和室を洋室へのリフォームする際に使える補助金制度
和室から洋室へのリフォームを検討する際、「補助金が使えるかどうか」は大きな判断材料になります。実はこの種のリフォームにも、条件を満たせば公的な支援を受けられる可能性があります。以下では、代表的な制度とその概要を紹介します。
主要な補助金制度と概要
制度名 | 支援内容 | 主な条件 | 申請先 |
長期優良住宅化リフォーム推進事業 | 80~160万円の補助 | 耐震・断熱改修を含むリフォーム | 国土交通省 |
各自治体の住宅改修支援制度 | 数万円~数十万円の補助 | 高齢者・障害者対応、バリアフリー改修などが対象 | 市区町村の住宅課 |
上記の中で、特に活用しやすいのは「長期優良住宅化リフォーム推進事業」です。
洋室化をともなう内装リフォームでも、断熱改修やバリアフリー工事と併せて行うことで、補助対象となるケースがあります。

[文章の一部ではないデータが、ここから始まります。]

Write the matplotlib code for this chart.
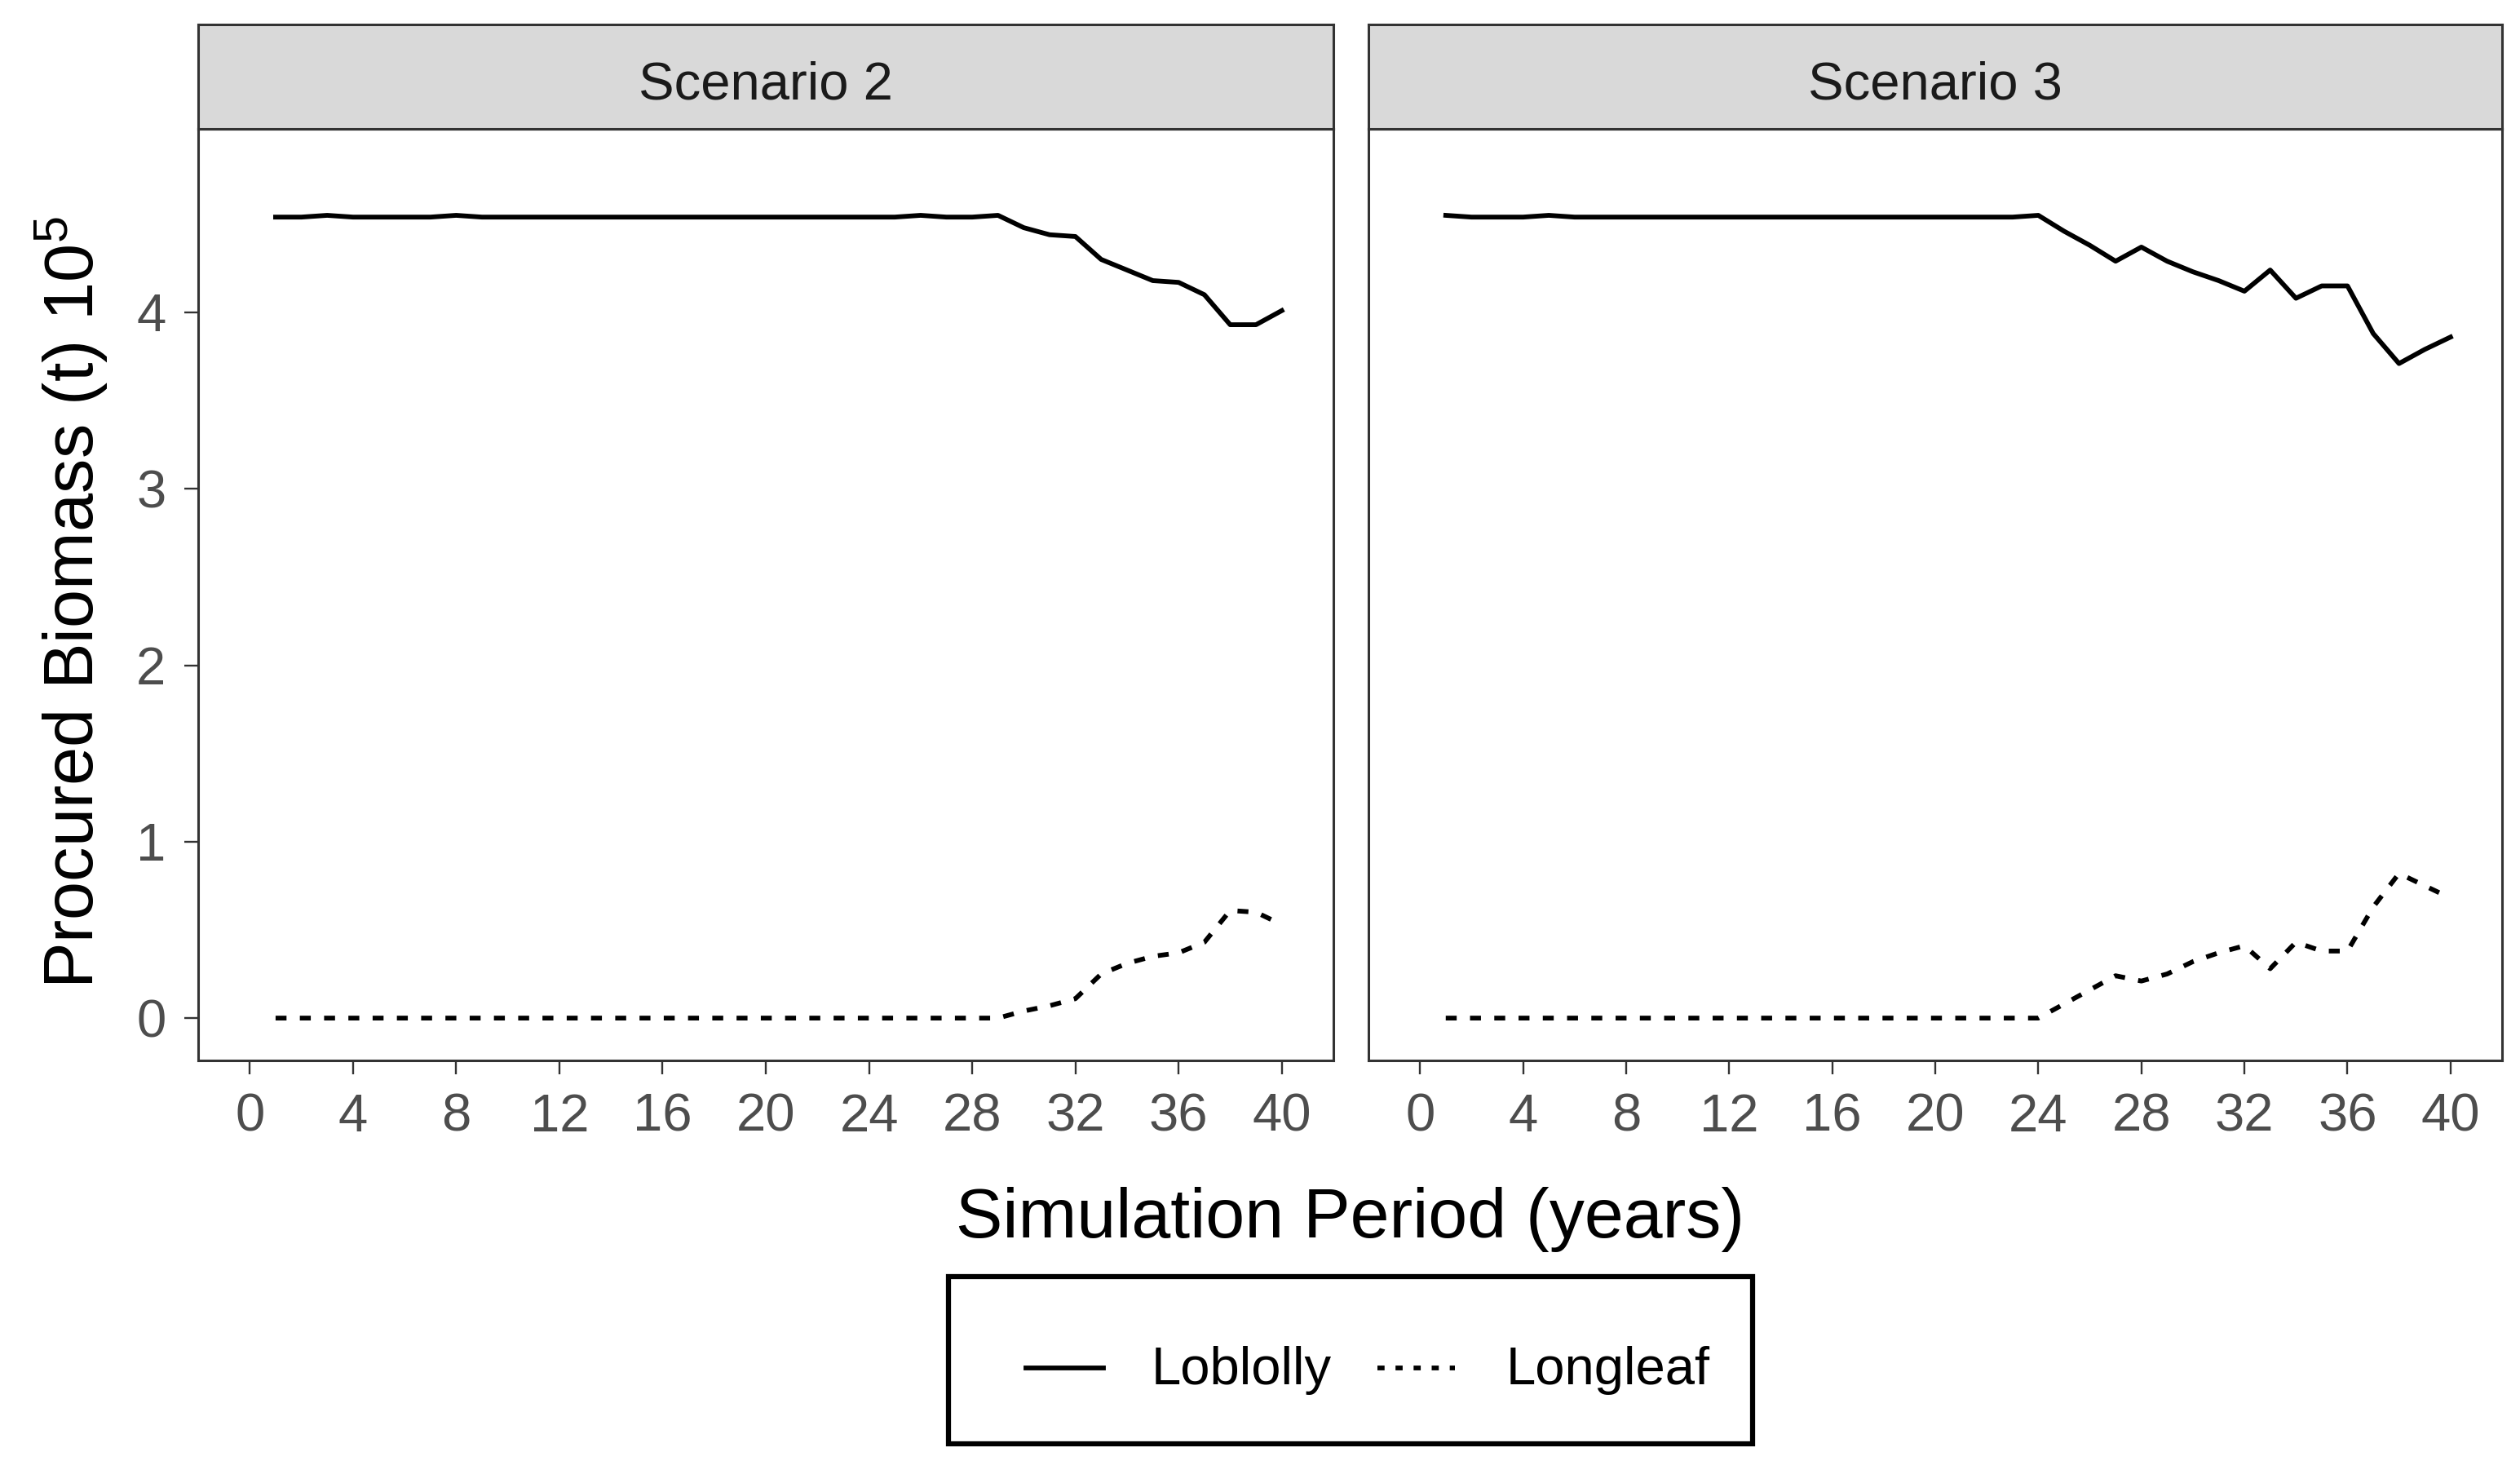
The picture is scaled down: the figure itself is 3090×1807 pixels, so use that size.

また、国の制度だけでなく、地方自治体が独自に実施する住宅リフォーム補助にも注目です。たとえば東京都では、バリアフリー改修に対して最大20万円前後の補助を用意している区もあります。補助の対象内容や金額は自治体によって異なるため、必ず居住地の市区町村の公式サイトを確認しましょう。
おわりに…
和室を洋室に変えるリフォームは、使用するフローリング材やリフォームする箇所など、自由に選べる点が多いことが魅力です。
お住まいに何を求めるのかに注意して、自宅の和室がどの程度の広さなのか、使用されている壁材が何かなどの情報を整理しましょう。
工事の範囲や選ぶ素材によって費用は違ってきますが、目安を知っておくと検討しやすいですよね。
持て余している和室を理想の洋室へと生まれ変わらせ、よりよい住まいづくりを実現してみませんか?